The incidence of postoperative sore throat (POST) following intubation is not well defined in the pediatric population. The etiology is multifactorial and includes impairment of subglottic mucosal perfusion and edema as a result of the pressures exerted by cuffed or uncuffed tubes.

Aim:

To determine the incidence of, and risk factors for, POST in intubated children undergoing elective day-case surgery.

Methods:

Five hundred patients aged 3–16 years were studied prospectively. Endotracheal tube (ETT) choice (cuffed or uncuffed) was left to the anesthetist. The cuff was inflated either until loss of audible leak or to a determined pressure using a cuff manometer. The research team then measured the cuff pressure (CP). POST incidence and intensity was determined by interviewing patients prior to discharge from the same day procedure unit.
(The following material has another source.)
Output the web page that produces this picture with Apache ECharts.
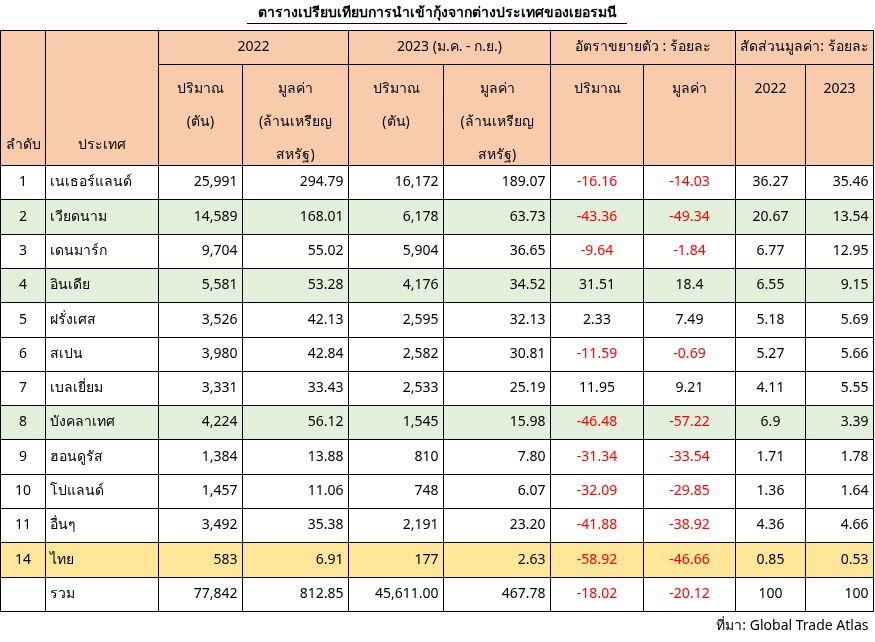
<!DOCTYPE html>
<html><head><meta charset="utf-8">
<script src="https://cdn.jsdelivr.net/npm/echarts@6/dist/echarts.min.js"></script>
<style>html,body{margin:0;background:#fff}#main{width:875px;height:642px}</style>
</head><body><div id="main"></div>
<script>
// data
var ranks = ['1','2','3','4','5','6','7','8','9','10','11','14',''];
var countries = ['เนเธอร์แลนด์','เวียดนาม','เดนมาร์ก','อินเดีย','ฝรั่งเศส','สเปน','เบลเยี่ยม','บังคลาเทศ','ฮอนดูรัส','โปแลนด์','อื่นๆ','ไทย','รวม'];
var qty2022 = ['25,991','14,589','9,704','5,581','3,526','3,980','3,331','4,224','1,384','1,457','3,492','583','77,842'];
var val2022 = ['294.79','168.01','55.02','53.28','42.13','42.84','33.43','56.12','13.88','11.06','35.38','6.91','812.85'];
var qty2023 = ['16,172','6,178','5,904','4,176','2,595','2,582','2,533','1,545','810','748','2,191','177','45,611.00'];
var val2023 = ['189.07','63.73','36.65','34.52','32.13','30.81','25.19','15.98','7.80','6.07','23.20','2.63','467.78'];
var growQty = ['-16.16','-43.36','-9.64','31.51','2.33','-11.59','11.95','-46.48','-31.34','-32.09','-41.88','-58.92','-18.02'];
var growVal = ['-14.03','-49.34','-1.84','18.4','7.49','-0.69','9.21','-57.22','-33.54','-29.85','-38.92','-46.66','-20.12'];
var share2022 = ['36.27','20.67','6.77','6.55','5.18','5.27','4.11','6.9','1.71','1.36','4.36','0.85','100'];
var share2023 = ['35.46','13.54','12.95','9.15','5.69','5.66','5.55','3.39','1.78','1.64','4.66','0.53','100'];
var rowKind = ['','g','','g','','','','g','','','','y',''];

// layout
var colEdges = [0,45,158,242,348,443,550,643,735,805,873];
var headTop = 30, headMid = 64, dataTop = 165, rowH = 34.3;
var fills = {'': '#ffffff', g: '#e2efda', y: '#ffe699'};
var headFill = '#f8cbad';

var cells = [];
function cell(c0, c1, y0, y1, text, opt) {
  opt = opt || {};
  cells.push([colEdges[c0], colEdges[c1], y0, y1, text, opt.fill || 'none', opt.color || '#000',
    opt.align || 'center', opt.valign || 'middle', opt.border === false ? 0 : 1, opt.size || 14, opt.weight || 'normal']);
}
// header
cell(0,1,headTop,dataTop,'ลำดับ',{fill:headFill,valign:'bottom'});
cell(1,2,headTop,dataTop,'ประเทศ',{fill:headFill,valign:'bottom'});
cell(2,4,headTop,headMid,'2022',{fill:headFill});
cell(4,6,headTop,headMid,'2023 (ม.ค. - ก.ย.)',{fill:headFill});
cell(6,8,headTop,headMid,'อัตราขยายตัว : ร้อยละ',{fill:headFill});
cell(8,10,headTop,headMid,'สัดส่วนมูลค่า: ร้อยละ',{fill:headFill});
var subs = ['ปริมาณ\n(ตัน)','มูลค่า\n(ล้านเหรียญ\nสหรัฐ)','ปริมาณ\n(ตัน)','มูลค่า\n(ล้านเหรียญ\nสหรัฐ)','ปริมาณ','มูลค่า','2022','2023'];
subs.forEach(function (s, i) { cell(i+2,i+3,headMid,dataTop,s,{fill:headFill,valign:'top'}); });
// body
countries.forEach(function (name, r) {
  var y0 = dataTop + r*rowH, y1 = y0 + rowH, f = fills[rowKind[r]];
  var red = function (v) { return v.charAt(0) === '-' ? '#ff0000' : '#000'; };
  cell(0,1,y0,y1,ranks[r],{fill:f});
  cell(1,2,y0,y1,name,{fill:f,align:'left'});
  cell(2,3,y0,y1,qty2022[r],{fill:f,align:'right'});
  cell(3,4,y0,y1,val2022[r],{fill:f,align:'right'});
  cell(4,5,y0,y1,qty2023[r],{fill:f,align:'right'});
  cell(5,6,y0,y1,val2023[r],{fill:f,align:'right'});
  cell(6,7,y0,y1,growQty[r],{fill:f,color:red(growQty[r])});
  cell(7,8,y0,y1,growVal[r],{fill:f,color:red(growVal[r])});
  cell(8,9,y0,y1,share2022[r],{fill:f});
  cell(9,10,y0,y1,share2023[r],{fill:f,align:'right'});
});
cell(0,10,0,26,'ตารางเปรียบเทียบการนำเข้ากุ้งจากต่างประเทศของเยอรมนี',{border:false,weight:'bold'});
cell(0,10,612,640,'ที่มา: Global Trade Atlas',{border:false,align:'right'});

var myChart = echarts.init(document.getElementById('main'));
var option = {
  animation: false,
  grid: {left: 0, right: 0, top: 0, bottom: 0},
  xAxis: {type: 'value', min: 0, max: 875, show: false},
  yAxis: {type: 'value', min: 0, max: 642, inverse: true, show: false},
  series: [{
    type: 'custom',
    coordinateSystem: 'cartesian2d',
    data: cells,
    renderItem: function (params, api) {
      var d = cells[params.dataIndex];
      var p0 = api.coord([d[0], d[2]]), p1 = api.coord([d[1], d[3]]);
      var x0 = Math.round(p0[0]) + 0.5, y0 = Math.round(p0[1]) + 0.5;
      var x1 = Math.round(p1[0]) + 0.5, y1 = Math.round(p1[1]) + 0.5;
      var align = d[7], valign = d[8];
      var tx = align === 'left' ? x0 + 4 : align === 'right' ? x1 - 5 : (x0 + x1) / 2;
      var ty = valign === 'top' ? y0 + 8 : valign === 'bottom' ? y1 - 4 : (y0 + y1) / 2;
      var children = [{
        type: 'rect',
        shape: {x: x0, y: y0, width: x1 - x0, height: y1 - y0},
        style: {fill: d[5], stroke: d[9] ? '#000' : null, lineWidth: 1}
      }, {
        type: 'text',
        style: {
          x: tx, y: ty, text: d[4], fill: d[6], align: align,
          verticalAlign: valign, lineHeight: 33,
          font: d[11] + ' ' + d[10] + 'px "Noto Sans", "DejaVu Sans", sans-serif'
        }
      }];
      if (d[11] === 'bold') {
        var w = 380;
        children.push({type: 'line', shape: {x1: tx - w/2, y1: y1 - 3, x2: tx + w/2, y2: y1 - 3}, style: {stroke: '#000', lineWidth: 1}});
      }
      return {type: 'group', children: children};
    }
  }]
};
myChart.setOption(option);
</script></body></html>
Chi-square testing and stepwise logistic regression were used to determine the predictors of POST.

Results:

Of the 111 (22%) children developed a sore throat, 19 (3.8%) a sore neck, and 5 (1%) a sore jaw. 19% of patients with cuffed ETTs complained of sore throat compared with 37% of those intubated with an uncuffed ETT. The incidence of POST increased with CP; 0–10% at 0 cmH2O, 4% at 11–20 cmH2O, 20% at 21–30 cmH2O, 68% at CP 31–40 cmH2O, and 96% at CP >40 cmH2O. The ETT CP and use of uncuffed ETTs were univariate predictors of POST.

Conclusions:

Children intubated with uncuffed ETTs are more likely to have POST. ETT CP is positively correlated with the incidence of POST. When using cuffed ETTs, CP should be routinely measured intraoperatively.